I used to be a bookworm. I'd come home from elementary school just about every day and read. As I grew up and summer reading became more prominent, I grew to loathe it. Being forced to spend my free time doing homework on stories I didn't even like to prepare for a boring in-class conversation and exam was hardly a fun time.
I can count on one hand the books I had to read in school that kept my interest, and even those still hold a special place in my mental torture chamber for turning something remotely enjoyable into work. I started working a part-time job, so there was little free time for anything outside of school and work (and reading doesn't exactly pay the bills). I started to think, I don't even have time to sleep, who has time to read for fun?
The whole idea was boring to me until I saw my mom reading a novel that caught my eye. Something about the bright yellow cover snagged my interest, so I asked her. "Gone For Good Harlan Coben," she told me. Then she gave me a little bit of insight into the plot filled with crime and mystery and offered to give it to me when she was done.
Hmm, interesting...
Luckily, Coben caught me during my forensic-scientist-wannabe phase that originated from how many investigation shows I watched. I still remember sitting at the hotel pool during a weekend trip, glued to its pages.
"Aren't you gonna swim?"
My mom knew I had to be hooked if something kept me laying in the sun for more than ten minutes. It's true — I was.
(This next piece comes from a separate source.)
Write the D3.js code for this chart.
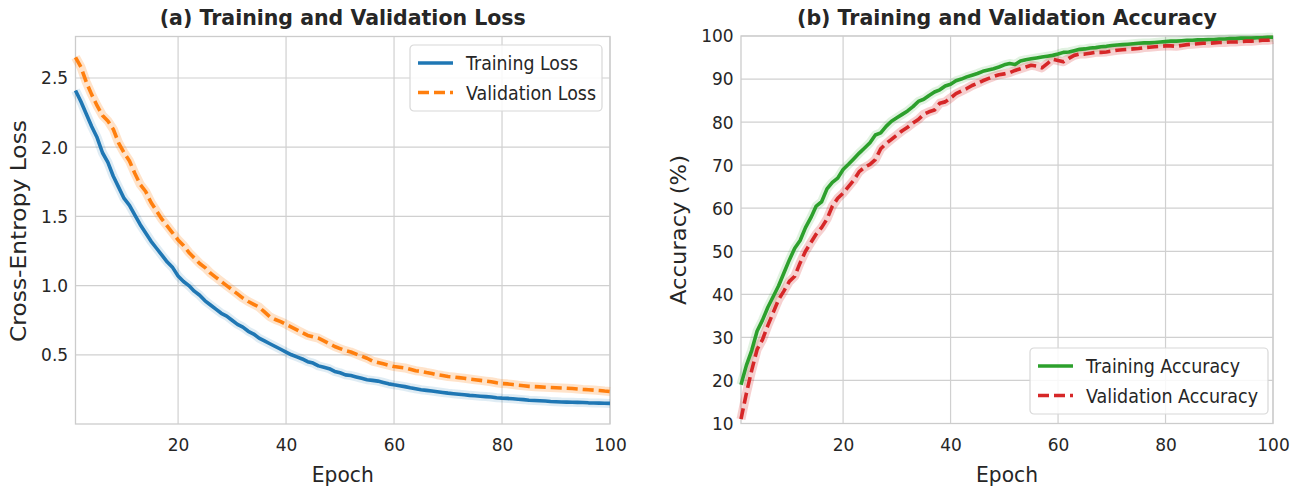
<!DOCTYPE html>
<html>
<head>
<meta charset="utf-8">
<script src="https://cdn.jsdelivr.net/npm/d3@7"></script>
<style>
  body { margin: 0; background: #fff; }
  svg text { font-family: "DejaVu Sans", sans-serif; fill: #262626; }
</style>
</head>
<body>
<div id="chart"></div>
<script>
// epochs 1..100
var epochs = d3.range(1, 101);

var trainLoss = [
  2.41, 2.33, 2.24, 2.15, 2.07, 1.96, 1.89, 1.79, 1.71, 1.63,
  1.58, 1.51, 1.44, 1.38, 1.32, 1.27, 1.22, 1.17, 1.13, 1.07,
  1.03, 1.00, 0.96, 0.93, 0.89, 0.86, 0.83, 0.80, 0.78, 0.75,
  0.72, 0.70, 0.67, 0.65, 0.62, 0.60, 0.58, 0.56, 0.54, 0.52,
  0.50, 0.485, 0.47, 0.45, 0.44, 0.42, 0.41, 0.40, 0.38, 0.37,
  0.355, 0.35, 0.34, 0.33, 0.32, 0.315, 0.31, 0.30, 0.29, 0.283,
  0.277, 0.27, 0.262, 0.255, 0.248, 0.243, 0.238, 0.233, 0.228, 0.223,
  0.219, 0.215, 0.211, 0.207, 0.204, 0.201, 0.198, 0.195, 0.19, 0.187,
  0.185, 0.182, 0.179, 0.176, 0.172, 0.17, 0.168, 0.166, 0.163, 0.161,
  0.159, 0.158, 0.157, 0.156, 0.155, 0.153, 0.152, 0.151, 0.15, 0.149
];
var valLoss = [
  2.65, 2.58, 2.47, 2.38, 2.30, 2.23, 2.19, 2.13, 2.03, 1.96,
  1.90, 1.81, 1.73, 1.68, 1.60, 1.54, 1.48, 1.43, 1.38, 1.33,
  1.29, 1.24, 1.20, 1.16, 1.13, 1.09, 1.06, 1.03, 1.00, 0.97,
  0.94, 0.91, 0.885, 0.865, 0.845, 0.81, 0.775, 0.755, 0.74, 0.72,
  0.70, 0.68, 0.66, 0.64, 0.63, 0.62, 0.60, 0.58, 0.56, 0.545,
  0.53, 0.52, 0.505, 0.49, 0.475, 0.455, 0.445, 0.435, 0.425, 0.415,
  0.41, 0.405, 0.395, 0.385, 0.38, 0.372, 0.365, 0.356, 0.35, 0.343,
  0.34, 0.335, 0.33, 0.325, 0.32, 0.315, 0.31, 0.305, 0.298, 0.292,
  0.29, 0.285, 0.28, 0.276, 0.272, 0.27, 0.268, 0.266, 0.264, 0.262,
  0.26, 0.258, 0.256, 0.253, 0.25, 0.248, 0.245, 0.242, 0.238, 0.235
];
var trainAcc = [
  19.0, 23.5, 27.0, 31.5, 34.0, 37.0, 39.5, 42.0, 45.0, 48.0,
  50.7, 52.5, 55.5, 57.8, 60.5, 61.5, 64.5, 66.0, 67.0, 69.0,
  70.2, 71.5, 72.8, 74.0, 75.2, 77.0, 77.5, 79.0, 80.2, 81.0,
  81.8, 82.6, 83.6, 84.8, 85.3, 86.2, 87.0, 87.5, 88.4, 88.8,
  89.6, 90.0, 90.5, 90.9, 91.3, 91.8, 92.1, 92.4, 92.8, 93.3,
  93.6, 93.4, 94.2, 94.5, 94.7, 94.9, 95.1, 95.3, 95.5, 95.8,
  96.2, 96.3, 96.6, 96.9, 97.0, 97.2, 97.3, 97.5, 97.6, 97.8,
  97.9, 98.0, 98.1, 98.2, 98.3, 98.4, 98.4, 98.5, 98.6, 98.7,
  98.8, 98.8, 98.9, 99.0, 99.0, 99.1, 99.1, 99.2, 99.2, 99.3,
  99.3, 99.4, 99.4, 99.5, 99.5, 99.5, 99.6, 99.6, 99.7, 99.7
];
var valAcc = [
  11.0, 17.0, 22.4, 27.2, 29.5, 32.8, 35.8, 38.8, 40.8, 43.0,
  44.2, 47.3, 50.0, 52.0, 54.0, 55.5, 57.5, 60.5, 62.3, 63.5,
  65.0, 66.5, 68.5, 69.5, 70.2, 71.3, 73.8, 75.0, 76.0, 77.0,
  78.0, 78.8, 79.8, 80.6, 81.8, 82.4, 82.8, 84.4, 84.7, 85.6,
  86.6, 87.2, 87.8, 88.5, 89.0, 89.6, 90.1, 90.6, 91.0, 91.2,
  91.5, 92.0, 92.4, 92.8, 93.2, 93.0, 92.6, 93.6, 94.6, 94.3,
  94.0, 94.8, 95.5, 95.8, 95.8, 96.0, 96.2, 96.2, 96.3, 96.5,
  96.7, 96.8, 96.9, 97.0, 97.1, 97.3, 97.4, 97.5, 97.6, 97.7,
  97.7, 97.6, 97.8, 98.0, 98.1, 98.2, 98.3, 98.3, 98.4, 98.5,
  98.5, 98.6, 98.6, 98.7, 98.8, 98.8, 98.9, 99.0, 99.0, 99.2
];

var xTicks = [20, 40, 60, 80, 100];
var lossTicks = [0.5, 1.0, 1.5, 2.0, 2.5];
var accTicks = [10, 20, 30, 40, 50, 60, 70, 80, 90, 100];

var W = 1306, H = 491;
var svg = d3.select("#chart").append("svg")
    .attr("width", W).attr("height", H);

function panel(opt) {
    var x = d3.scaleLinear().domain([1, 100]).range([opt.left, opt.right]),
        y = d3.scaleLinear().domain(opt.yDomain).range([opt.bottom, opt.top]);

    var g = svg.append("g");

    // grid
    g.append("g").selectAll("line").data(xTicks).join("line")
        .attr("x1", d => x(d)).attr("x2", d => x(d))
        .attr("y1", opt.top).attr("y2", opt.bottom)
        .attr("stroke", "#d0d0d0").attr("stroke-width", 1.2);
    g.append("g").selectAll("line").data(opt.yTicks).join("line")
        .attr("x1", opt.left).attr("x2", opt.right)
        .attr("y1", d => y(d)).attr("y2", d => y(d))
        .attr("stroke", "#d0d0d0").attr("stroke-width", 1.2);

    // frame
    g.append("rect")
        .attr("x", opt.left).attr("y", opt.top)
        .attr("width", opt.right - opt.left).attr("height", opt.bottom - opt.top)
        .attr("fill", "none").attr("stroke", "#cccccc").attr("stroke-width", 1.3);

    // axes
    var xAxis = d3.axisBottom(x).tickValues(xTicks).tickSize(0).tickPadding(14)
        .tickFormat(d3.format("d"));
    var gx = g.append("g").attr("transform", "translate(0," + opt.bottom + ")").call(xAxis);
    var yAxis = d3.axisLeft(y).tickValues(opt.yTicks).tickSize(0).tickPadding(8)
        .tickFormat(opt.yFormat);
    var gy = g.append("g").attr("transform", "translate(" + opt.left + ",0)").call(yAxis);
    [gx, gy].forEach(function (a) {
        a.select(".domain").remove();
        a.selectAll("text").style("font-size", "18.5px").attr("fill", "#262626")
            .attr("transform", "scale(0.92,1)");
    });

    // lines
    var line = function (vals) {
        return d3.line().x((d, i) => x(epochs[i])).y(d => y(d))(vals);
    };
    opt.series.forEach(function (s) {
        g.append("path").attr("d", line(s.values))
            .attr("fill", "none").attr("stroke", s.color)
            .attr("stroke-opacity", s.dash ? 0.22 : 0.14).attr("stroke-width", 9)
            .attr("stroke-linejoin", "round");
    });
    opt.series.forEach(function (s) {
        g.append("path").attr("d", line(s.values))
            .attr("fill", "none").attr("stroke", s.color)
            .attr("stroke-width", 3.6)
            .attr("stroke-dasharray", s.dash ? "11,5" : null)
            .attr("stroke-linejoin", "round");
    });

    // titles and labels
    var cx = (opt.left + opt.right) / 2;
    svg.append("text").attr("x", cx).attr("y", 25)
        .attr("text-anchor", "middle").style("font-size", "21px").style("font-weight", "bold")
        .attr("textLength", opt.titleLen).attr("lengthAdjust", "spacingAndGlyphs")
        .text(opt.title);
    svg.append("text").attr("x", cx).attr("y", 482)
        .attr("text-anchor", "middle").style("font-size", "22px")
        .attr("textLength", 62).attr("lengthAdjust", "spacingAndGlyphs")
        .text("Epoch");
    svg.append("text")
        .attr("transform", "translate(" + opt.ylabX + "," + opt.ylabY + ") rotate(-90)")
        .attr("text-anchor", "middle").style("font-size", "22px")
        .attr("textLength", opt.ylabLen).attr("lengthAdjust", "spacingAndGlyphs")
        .text(opt.ylabel);

    // legend
    var lg = g.append("g").attr("transform", "translate(" + opt.legX + "," + opt.legY + ")");
    lg.append("rect").attr("width", opt.legW).attr("height", 66).attr("rx", 4)
        .attr("fill", "#fff").attr("fill-opacity", 0.85)
        .attr("stroke", "#d8d8d8").attr("stroke-width", 1.2);
    opt.series.forEach(function (s, i) {
        var yy = 18 + i * 29.5;
        lg.append("line").attr("x1", 8).attr("x2", 43).attr("y1", yy).attr("y2", yy)
            .attr("stroke", s.color).attr("stroke-width", 3.6)
            .attr("stroke-dasharray", s.dash ? "11,5" : null);
        lg.append("text").attr("x", 56).attr("y", yy + 7)
            .style("font-size", "19px")
            .attr("textLength", s.labLen).attr("lengthAdjust", "spacingAndGlyphs")
            .text(s.name);
    });
}

panel({
    left: 75.5, right: 610, top: 36.5, bottom: 424,
    yDomain: [0, 2.8], yTicks: lossTicks, yFormat: d3.format(".1f"),
    title: "(a) Training and Validation Loss", titleLen: 366,
    ylabel: "Cross-Entropy Loss", ylabX: 26, ylabY: 231, ylabLen: 222,
    legX: 410, legY: 45, legW: 192,
    series: [
        { name: "Training Loss", values: trainLoss, color: "#1f77b4", dash: false, labLen: 112 },
        { name: "Validation Loss", values: valLoss, color: "#ff7f0e", dash: true, labLen: 130 }
    ]
});

panel({
    left: 741, right: 1273, top: 36, bottom: 423.5,
    yDomain: [10, 100], yTicks: accTicks, yFormat: d3.format("d"),
    title: "(b) Training and Validation Accuracy", titleLen: 420,
    ylabel: "Accuracy (%)", ylabX: 686, ylabY: 230, ylabLen: 150,
    legX: 1030, legY: 348, legW: 238,
    series: [
        { name: "Training Accuracy", values: trainAcc, color: "#2ca02c", dash: false, labLen: 154 },
        { name: "Validation Accuracy", values: valAcc, color: "#d62728", dash: true, labLen: 172 }
    ]
});
</script>
</body>
</html>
Something about the way he wrote changed the way I looked at books. It wasn't new by any means; it had come out nearly a decade before I even knew it existed. I mostly liked how short the chapters were because I had the attention span of a goldfish.
I also loved the way I was hooked at the end of every chapter. When you're taught to write in school, every English teacher reminds you at least twelve times to make sure you have an interesting hook at the beginning of your paper, but with novels, you have to give readers something to keep them going.
It wasn't over-done, but each chapter somehow gave away a piece of an already confusing puzzle and none of it was meant to make sense until a few pages before the epilogue. His plot-lines are so thick, you'll forget some of the pieces and still enjoy reading them again years later. I remember my mom laughing at me when I told her my prediction of how it would end after reading every few chapters.
It's intoxicating and makes you wish your life was somehow involved, regardless of the drama.
I finished it and tuned back into reality.
I forgot what it felt like to be lost in a book. Since then, I've read three more of his stand-alone novels and the first of the Myron Bolitar series. I never understood how my mom could read an entire three-four hundred page novel in one day until I picked up a Harlan Coben book.
In fact, I'm going to wrap up this article so I can start the second.
Even if you've never experienced murder or other extreme crimes close to home, you'll find his characters oddly relatable and his work as captivating as his story lines. Check out his reading list and take your pick.